▶ [Your goal]: Set the lines down again exactly, first line through the line that contains "xs = list(range(len(categories)))", with no pictures.

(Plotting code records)
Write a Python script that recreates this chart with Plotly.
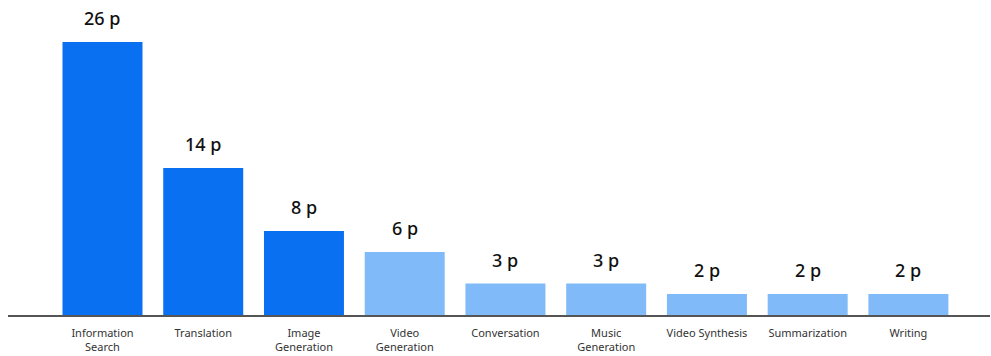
import plotly.graph_objects as go

categories = ["Information<br>Search", "Translation", "Image<br>Generation", "Video<br>Generation",
              "Conversation", "Music<br>Generation", "Video Synthesis", "Summarization", "Writing"]
values = [26, 14, 8, 6, 3, 3, 2, 2, 2]
labels = [f"{v} p" for v in values]
highlight = [True, True, True, False, False, False, False, False, False]

DARK = "#0a70f2"
LIGHT = "#80baf8"
colors = [DARK if h else LIGHT for h in highlight]
xs = list(range(len(categories)))

fig = go.Figure(go.Bar(
    x=xs,
    y=values,
    marker=dict(color=colors, line=dict(width=0)),
    hoverinfo="skip",
))

for x, v, t in zip(xs, values, labels):
    fig.add_annotation(
        x=x, y=v, text=t, showarrow=False, yanchor="bottom", yshift=10,
        font=dict(size=18, color="#111111", family="Noto Sans", weight=500),
    )

fig.update_layout(
    width=991, height=356,
    margin=dict(l=8, r=1, t=0, b=41),
    plot_bgcolor="white", paper_bgcolor="white",
    bargap=0.206,
    showlegend=False,
    font=dict(family="Noto Sans", color="#333333"),
)
fig.update_xaxes(
    range=[-0.938, 8.81],
    tickmode="array",
    tickvals=xs,
    ticktext=categories,
    tickfont=dict(size=11, color="#333333"),
    ticklabelstandoff=7,
    showline=True, linecolor="#555555", linewidth=1.5,
    showgrid=False, zeroline=False, ticks="", ticklen=0,
)
fig.update_yaxes(range=[0, 30], visible=False, showgrid=False, zeroline=False)

fig.write_html("out.html")
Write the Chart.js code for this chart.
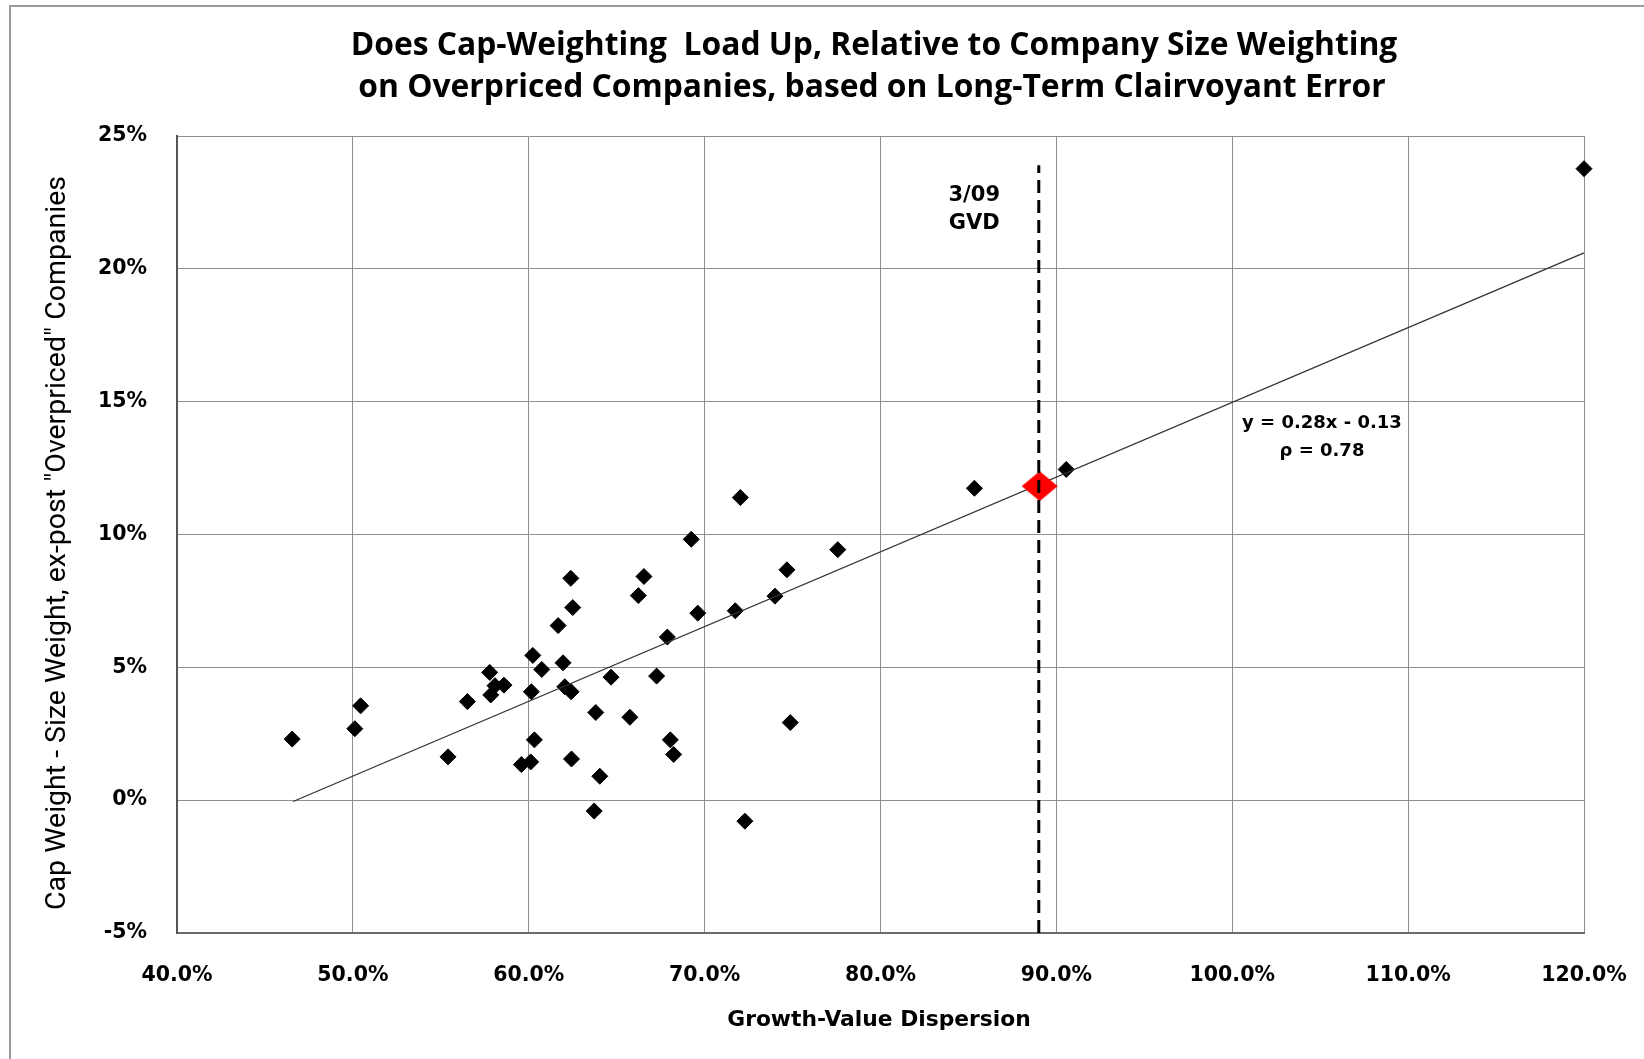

▶ [Answer for this exercise]:
Write a Python script that recreates this chart with Plotly.
import plotly.graph_objects as go

categories = ["Information<br>Search", "Translation", "Image<br>Generation", "Video<br>Generation",
              "Conversation", "Music<br>Generation", "Video Synthesis", "Summarization", "Writing"]
values = [26, 14, 8, 6, 3, 3, 2, 2, 2]
labels = [f"{v} p" for v in values]
highlight = [True, True, True, False, False, False, False, False, False]

DARK = "#0a70f2"
LIGHT = "#80baf8"
colors = [DARK if h else LIGHT for h in highlight]
xs = list(range(len(categories)))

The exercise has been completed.